D’altro canto, però, nonostante questo atteggiamento, affermano di avere prevalentemente un buon controllo della loro condizione diabetica e del loro peso, anche grazie a un discreto livello di informazione sulla patologia e a una frequentazione abbastanza assidua del centro di diabetologia, dove uno su cinque va almeno una volta ogni tre mesi e la maggioranza una volta ogni tre-sei mesi.
Opportunamente il rapporto osserva che probabilmente, rispetto a chi vive fuori dalla capitale, “la differenza di frequenza sia frutto anche della facilità di accesso ai servizi, in quanto appare tendenzialmente maggiore tra coloro che vivono nella citta di Roma”.

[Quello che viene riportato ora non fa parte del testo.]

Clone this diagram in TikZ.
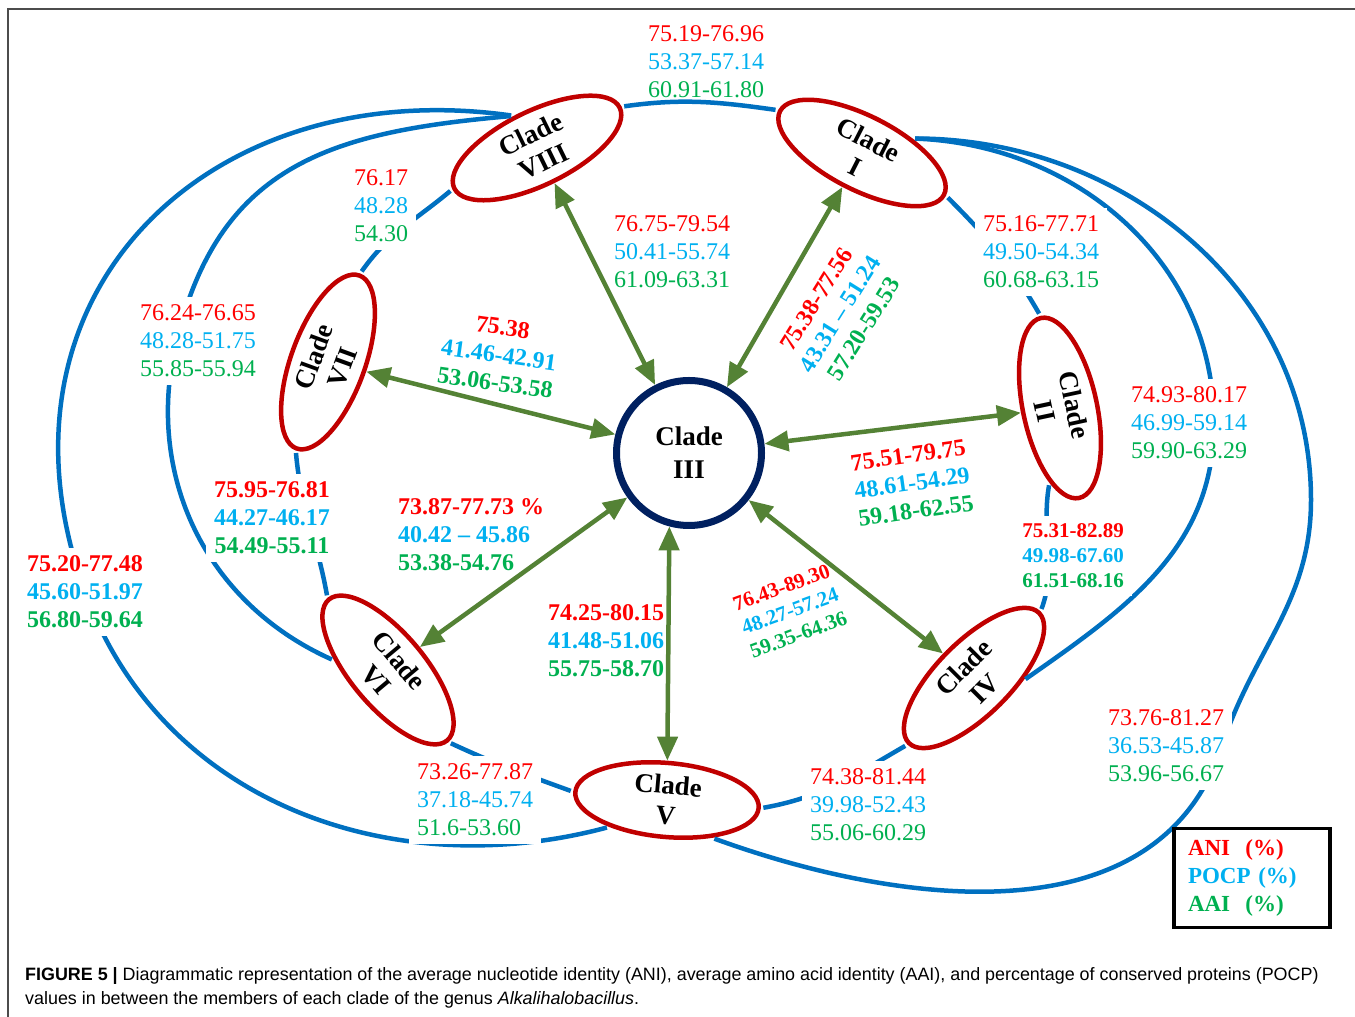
\documentclass[tikz,border=0pt]{standalone}
\usepackage{fontspec}
\setmainfont{Liberation Serif}
\newfontfamily\capfont{Liberation Sans}
\usetikzlibrary{arrows.meta}
\usetikzlibrary{shapes}

\definecolor{ani}{RGB}{255,0,0}
\definecolor{pocp}{RGB}{0,176,240}
\definecolor{aai}{RGB}{0,176,80}
\definecolor{ringred}{RGB}{192,0,0}
\definecolor{arcblue}{RGB}{0,112,192}
\definecolor{linkgreen}{RGB}{84,130,53}
\definecolor{navy}{RGB}{0,32,96}

\newcommand{\trio}[3]{\textcolor{ani}{#1}\\\textcolor{pocp}{#2}\\\textcolor{aai}{#3}}

\begin{document}
\begin{tikzpicture}[x=1pt, y=1pt]
\tikzset{
   >={Triangle[length=24pt, width=20pt]},
   clade/.style = {ellipse, draw = ringred, line width = 4.5pt, minimum width = 184pt, minimum height = 74pt, inner sep = 0pt, align = center, font = \fontsize{27}{30}\selectfont\bfseries},
   clade_mid/.style = {circle, draw = navy, line width = 7pt, minimum size = 145pt, inner sep = 0pt, align = center, font = \fontsize{27}{33}\selectfont\bfseries},
   link/.style = {<->, draw = linkgreen, line width = 4.5pt},
   ring/.style = {draw = arcblue, line width = 4.5pt, shorten < = 2.5pt, shorten > = 2.5pt},
   val/.style = {align = center, inner sep = 1pt, font = \fontsize{24}{28}\selectfont},
   val_bold/.style = {val, font = \fontsize{24}{28}\selectfont\bfseries},
   val_small/.style = {val, font = \fontsize{21}{25}\selectfont\bfseries},
   gapfill/.style = {fill = white, inner sep = 8pt}
 }
  \useasboundingbox (0,0) rectangle (1355,1017);
  \draw [gray!60!black, line width = 1.5pt] (8,0) -- (8,1008) -- (1355,1008);

  \node [clade_mid] (clade_3) at (689,564) {Clade\\III};

  \node [clade, rotate = -27] (clade_1) at (862,864) {Clade\\I}
        edge [link] (clade_3);
  \node [clade, rotate = -78] (clade_2) at (1060,609) {Clade\\II}
        edge [link] (clade_3);
  \node [clade, rotate = 45] (clade_4) at (974,339) {Clade\\IV}
        edge [link] (clade_3);
  \node [clade, rotate = -5] (clade_5) at (667,217) {Clade\\V}
        edge [link] (clade_3.-105);
  \node [clade, rotate = -50] (clade_6) at (388,347) {Clade\\VI}
        edge [link] (clade_3);
  \node [clade, rotate = 70] (clade_7) at (328,655) {Clade\\VII}
        edge [link] (clade_3);
  \node [clade, rotate = 26] (clade_8) at (537,869) {Clade\\VIII}
        edge [link] (clade_3);

  \coordinate (way_8_5) at (85,425);
  \coordinate (way_8_6) at (177,678);
  \coordinate (way_1_4) at (1214,594);
  \coordinate (bend_1_5) at (1311,517);
  \coordinate (way_1_5) at (1222,271);

  \draw [ring] (clade_8.east) to [out = 8, in = 172] (clade_1.west);
  \draw [ring] (clade_1.east) to [out = -45, in = 120] (clade_2.west);
  \draw [ring] (clade_2.-20) to [out = -100, in = 70] (clade_4.east);
  \draw [ring] (clade_4.west) to [out = 210, in = 10] (clade_5.east);
  \draw [ring] (clade_5.west) to [out = 160, in = -25] (clade_6.east);
  \draw [ring] (clade_6.west) to [out = 100, in = -85] (clade_7.west);
  \draw [ring] (clade_7.east) to [out = 55, in = -140] (clade_8.west);

  \draw [ring] (clade_8.100) to [out = 172, in = 110, looseness = 1.25] (way_8_5)
        to [out = -70, in = 195] (clade_5.210);
  \draw [ring] (clade_8.100) to [out = 185, in = 76, looseness = 1.15] (way_8_6)
        to [out = -104, in = 156] (clade_6.220);
  \draw [ring] (clade_1.43) to [out = -2, in = 90] (way_1_4)
        to [out = -90, in = 35] (clade_4.-48);
  \draw [ring] (clade_1.43) to [out = 0, in = 90] (bend_1_5)
        to [out = -90, in = 72] (way_1_5)
        to [out = -108, in = -20] (clade_5.-35);

  \node [val] (val_8_1) at (706,955) {\trio{75.19-76.96}{53.37-57.14}{60.91-61.80}};
  \node [val, gapfill] (val_7_8) at (381,811) {\trio{76.17}{48.28}{54.30}};
  \node [val] (val_8_3) at (672,765) {\trio{76.75-79.54}{50.41-55.74}{61.09-63.31}};
  \node [val_bold, rotate = 58] (val_1_3) at (840,703) {\trio{75.38-77.56}{43.31 -- 51.24}{57.20-59.53}};
  \node [val, gapfill] (val_1_2) at (1041,765) {\trio{75.16-77.71}{49.50-54.34}{60.68-63.15}};
  \node [val, gapfill] (val_8_6) at (198,676) {\trio{76.24-76.65}{48.28-51.75}{55.85-55.94}};
  \node [val_bold, rotate = -8] (val_7_3) at (499,662) {\trio{75.38}{41.46-42.91}{53.06-53.58}};
  \node [val, gapfill] (val_1_4) at (1189,594) {\trio{74.93-80.17}{46.99-59.14}{59.90-63.29}};
  \node [val_bold, rotate = 8] (val_3_2) at (912,534) {\trio{75.51-79.75}{48.61-54.29}{59.18-62.55}};
  \node [val_bold, gapfill] (val_6_7) at (272,499) {\trio{75.95-76.81}{44.27-46.17}{54.49-55.11}};
  \node [val_bold, align = left, anchor = west] (val_6_3) at (397,482) {\trio{73.87-77.73 \%}{40.42 -- 45.86}{53.38-54.76}};
  \node [val_small, gapfill] (val_2_4) at (1073,461) {\trio{75.31-82.89}{49.98-67.60}{61.51-68.16}};
  \node [val_bold, gapfill] (val_8_5) at (way_8_5) {\trio{75.20-77.48}{45.60-51.97}{56.80-59.64}};
  \node [val_bold] (val_3_5) at (606,376) {\trio{74.25-80.15}{41.48-51.06}{55.75-58.70}};
  \node [val_small, rotate = 20] (val_3_4) at (790,406) {\trio{76.43-89.30}{48.27-57.24}{59.35-64.36}};
  \node [val, gapfill] (val_1_5) at (1166,271) {\trio{73.76-81.27}{36.53-45.87}{53.96-56.67}};
  \node [val, gapfill, align = left, anchor = west] (val_5_6) at (409,217) {\trio{73.26-77.87}{37.18-45.74}{51.6-53.60}};
  \node [val, gapfill] (val_4_5) at (868,212) {\trio{74.38-81.44}{39.98-52.43}{55.06-60.29}};

  \node [draw, line width = 3.5pt, minimum width = 156pt, minimum height = 99pt, text width = 128pt, inner xsep = 14pt, align = left, font = \fontsize{23}{28}\selectfont\bfseries] (legend) at (1252,139)
        {\textcolor{ani}{ANI~~(\%)}\\\textcolor{pocp}{POCP (\%)}\\\textcolor{aai}{AAI~~(\%)}};

  \node [anchor = west, align = left, inner sep = 0pt, font = \capfont\fontsize{17.9}{24}\selectfont] (caption) at (25,29)
        {\textbf{FIGURE 5 |} Diagrammatic representation of the average nucleotide identity (ANI), average amino acid identity (AAI), and percentage of conserved proteins (POCP)\\values in between the members of each clade of the genus \textit{Alkalihalobacillus}.};

\end{tikzpicture}
\end{document}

Il quarto gruppo individuato è quello dei giovani preoccupati ma indisciplinati. La definizione “giovani” identifica persone fino a 50 anni, con diagnosi di diabete relativamente recente. Hanno un grado di istruzione alto e medio-alto, vivono prevalentemente in Roma città e si spostano soprattutto in auto.
Le loro condizioni di salute sono ritenute caratterizzate da un buon controllo del diabete, anche se spesso queste persone sono in sovrappeso od obese (fattore su cui incide una tendenza a non seguire sempre con scrupolo le buone regole alimentari). Psicologicamente, d’altronde, avvertono un disagio: si dichiarano preoccupati e si sentono condizionati dalla loro patologia e ne temono le conseguenze nel tempo e hanno spesso difficoltà ad accettarla pienamente.
Sono persone informate sul diabete e utilizzano soprattutto internet come fonte, consultando i siti scientifici. Tra i gruppi definiti dal Censis, questo è quello che registra la maggiore frequentazione dei centri di diabetologia: il 60% di questi soggetti ci va una volta ogni tre mesi.
Lo studio del Censis è stato presentato a Roma in occasione della terza edizione del Forum “Sustainable cities promoting urban health”, organizzato dall’Ambasciata di Danimarca in collaborazione con il Comitato Nazionale per la Biosicurezza, le biotecnologie e le scienze della vita della Presidenza del Consiglio dei ministri, l’Intergruppo parlamentare “Qualità di vita nelle città”, Anci-Associazione nazionale Comuni italiani e Health City Institute.